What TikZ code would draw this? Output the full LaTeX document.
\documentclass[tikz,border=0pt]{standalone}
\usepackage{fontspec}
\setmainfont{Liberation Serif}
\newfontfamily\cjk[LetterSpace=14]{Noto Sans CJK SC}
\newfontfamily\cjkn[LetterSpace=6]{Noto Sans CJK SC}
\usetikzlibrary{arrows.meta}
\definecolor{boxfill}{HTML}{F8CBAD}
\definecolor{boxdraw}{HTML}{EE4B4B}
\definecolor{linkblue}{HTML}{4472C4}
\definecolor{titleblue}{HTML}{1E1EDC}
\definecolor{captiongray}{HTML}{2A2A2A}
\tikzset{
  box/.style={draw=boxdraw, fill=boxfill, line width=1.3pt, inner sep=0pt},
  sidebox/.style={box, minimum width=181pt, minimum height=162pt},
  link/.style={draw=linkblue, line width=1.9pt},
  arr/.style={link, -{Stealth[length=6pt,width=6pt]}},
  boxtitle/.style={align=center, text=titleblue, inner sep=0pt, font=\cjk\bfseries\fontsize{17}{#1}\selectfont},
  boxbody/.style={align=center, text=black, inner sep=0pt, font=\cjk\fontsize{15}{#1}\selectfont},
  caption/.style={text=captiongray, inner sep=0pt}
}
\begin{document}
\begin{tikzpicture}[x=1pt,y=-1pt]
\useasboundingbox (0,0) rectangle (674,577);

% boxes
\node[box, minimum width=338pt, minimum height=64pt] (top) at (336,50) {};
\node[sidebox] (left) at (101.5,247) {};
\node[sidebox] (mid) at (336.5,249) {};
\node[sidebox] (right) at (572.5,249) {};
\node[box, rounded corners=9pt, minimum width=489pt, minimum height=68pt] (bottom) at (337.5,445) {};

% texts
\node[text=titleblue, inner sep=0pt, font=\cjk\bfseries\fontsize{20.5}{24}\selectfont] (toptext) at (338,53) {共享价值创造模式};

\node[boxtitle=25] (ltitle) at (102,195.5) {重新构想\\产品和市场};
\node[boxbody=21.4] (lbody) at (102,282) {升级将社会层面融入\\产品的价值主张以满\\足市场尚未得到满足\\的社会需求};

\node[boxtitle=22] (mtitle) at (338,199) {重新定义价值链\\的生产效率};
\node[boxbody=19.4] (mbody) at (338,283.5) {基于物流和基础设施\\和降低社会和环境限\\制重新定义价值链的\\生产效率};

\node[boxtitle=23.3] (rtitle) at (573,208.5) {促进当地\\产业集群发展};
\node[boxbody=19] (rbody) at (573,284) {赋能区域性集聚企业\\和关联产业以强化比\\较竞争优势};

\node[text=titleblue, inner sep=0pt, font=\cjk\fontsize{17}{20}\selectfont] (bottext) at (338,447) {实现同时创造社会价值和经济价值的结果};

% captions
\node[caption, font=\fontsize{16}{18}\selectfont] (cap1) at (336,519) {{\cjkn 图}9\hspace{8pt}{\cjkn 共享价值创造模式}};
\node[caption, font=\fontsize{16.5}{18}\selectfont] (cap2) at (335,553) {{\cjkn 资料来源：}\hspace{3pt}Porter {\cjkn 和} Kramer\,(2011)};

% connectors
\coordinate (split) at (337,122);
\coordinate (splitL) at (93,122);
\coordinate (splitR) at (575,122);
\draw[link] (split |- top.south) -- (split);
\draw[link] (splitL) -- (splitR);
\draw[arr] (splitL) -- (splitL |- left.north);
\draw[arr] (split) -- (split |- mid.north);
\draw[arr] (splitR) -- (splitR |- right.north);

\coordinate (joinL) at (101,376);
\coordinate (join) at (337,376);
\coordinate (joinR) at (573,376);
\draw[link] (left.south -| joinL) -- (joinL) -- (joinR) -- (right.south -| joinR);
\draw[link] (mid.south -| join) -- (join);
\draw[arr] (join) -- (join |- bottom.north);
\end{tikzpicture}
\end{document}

Work instructions: Copy out the whole listing exactly; please set it all down.

Result:
What TikZ code would draw this? Output the full LaTeX document.
\documentclass[tikz,border=0pt]{standalone}
\usepackage{fontspec}
\setmainfont{Liberation Serif}
\newfontfamily\cjk[LetterSpace=14]{Noto Sans CJK SC}
\newfontfamily\cjkn[LetterSpace=6]{Noto Sans CJK SC}
\usetikzlibrary{arrows.meta}
\definecolor{boxfill}{HTML}{F8CBAD}
\definecolor{boxdraw}{HTML}{EE4B4B}
\definecolor{linkblue}{HTML}{4472C4}
\definecolor{titleblue}{HTML}{1E1EDC}
\definecolor{captiongray}{HTML}{2A2A2A}
\tikzset{
  box/.style={draw=boxdraw, fill=boxfill, line width=1.3pt, inner sep=0pt},
  sidebox/.style={box, minimum width=181pt, minimum height=162pt},
  link/.style={draw=linkblue, line width=1.9pt},
  arr/.style={link, -{Stealth[length=6pt,width=6pt]}},
  boxtitle/.style={align=center, text=titleblue, inner sep=0pt, font=\cjk\bfseries\fontsize{17}{#1}\selectfont},
  boxbody/.style={align=center, text=black, inner sep=0pt, font=\cjk\fontsize{15}{#1}\selectfont},
  caption/.style={text=captiongray, inner sep=0pt}
}
\begin{document}
\begin{tikzpicture}[x=1pt,y=-1pt]
\useasboundingbox (0,0) rectangle (674,577);

% boxes
\node[box, minimum width=338pt, minimum height=64pt] (top) at (336,50) {};
\node[sidebox] (left) at (101.5,247) {};
\node[sidebox] (mid) at (336.5,249) {};
\node[sidebox] (right) at (572.5,249) {};
\node[box, rounded corners=9pt, minimum width=489pt, minimum height=68pt] (bottom) at (337.5,445) {};

% texts
\node[text=titleblue, inner sep=0pt, font=\cjk\bfseries\fontsize{20.5}{24}\selectfont] (toptext) at (338,53) {共享价值创造模式};

\node[boxtitle=25] (ltitle) at (102,195.5) {重新构想\\产品和市场};
\node[boxbody=21.4] (lbody) at (102,282) {升级将社会层面融入\\产品的价值主张以满\\足市场尚未得到满足\\的社会需求};

\node[boxtitle=22] (mtitle) at (338,199) {重新定义价值链\\的生产效率};
\node[boxbody=19.4] (mbody) at (338,283.5) {基于物流和基础设施\\和降低社会和环境限\\制重新定义价值链的\\生产效率};

\node[boxtitle=23.3] (rtitle) at (573,208.5) {促进当地\\产业集群发展};
\node[boxbody=19] (rbody) at (573,284) {赋能区域性集聚企业\\和关联产业以强化比\\较竞争优势};

\node[text=titleblue, inner sep=0pt, font=\cjk\fontsize{17}{20}\selectfont] (bottext) at (338,447) {实现同时创造社会价值和经济价值的结果};

% captions
\node[caption, font=\fontsize{16}{18}\selectfont] (cap1) at (336,519) {{\cjkn 图}9\hspace{8pt}{\cjkn 共享价值创造模式}};
\node[caption, font=\fontsize{16.5}{18}\selectfont] (cap2) at (335,553) {{\cjkn 资料来源：}\hspace{3pt}Porter {\cjkn 和} Kramer\,(2011)};

% connectors
\coordinate (split) at (337,122);
\coordinate (splitL) at (93,122);
\coordinate (splitR) at (575,122);
\draw[link] (split |- top.south) -- (split);
\draw[link] (splitL) -- (splitR);
\draw[arr] (splitL) -- (splitL |- left.north);
\draw[arr] (split) -- (split |- mid.north);
\draw[arr] (splitR) -- (splitR |- right.north);

\coordinate (joinL) at (101,376);
\coordinate (join) at (337,376);
\coordinate (joinR) at (573,376);
\draw[link] (left.south -| joinL) -- (joinL) -- (joinR) -- (right.south -| joinR);
\draw[link] (mid.south -| join) -- (join);
\draw[arr] (join) -- (join |- bottom.north);
\end{tikzpicture}
\end{document}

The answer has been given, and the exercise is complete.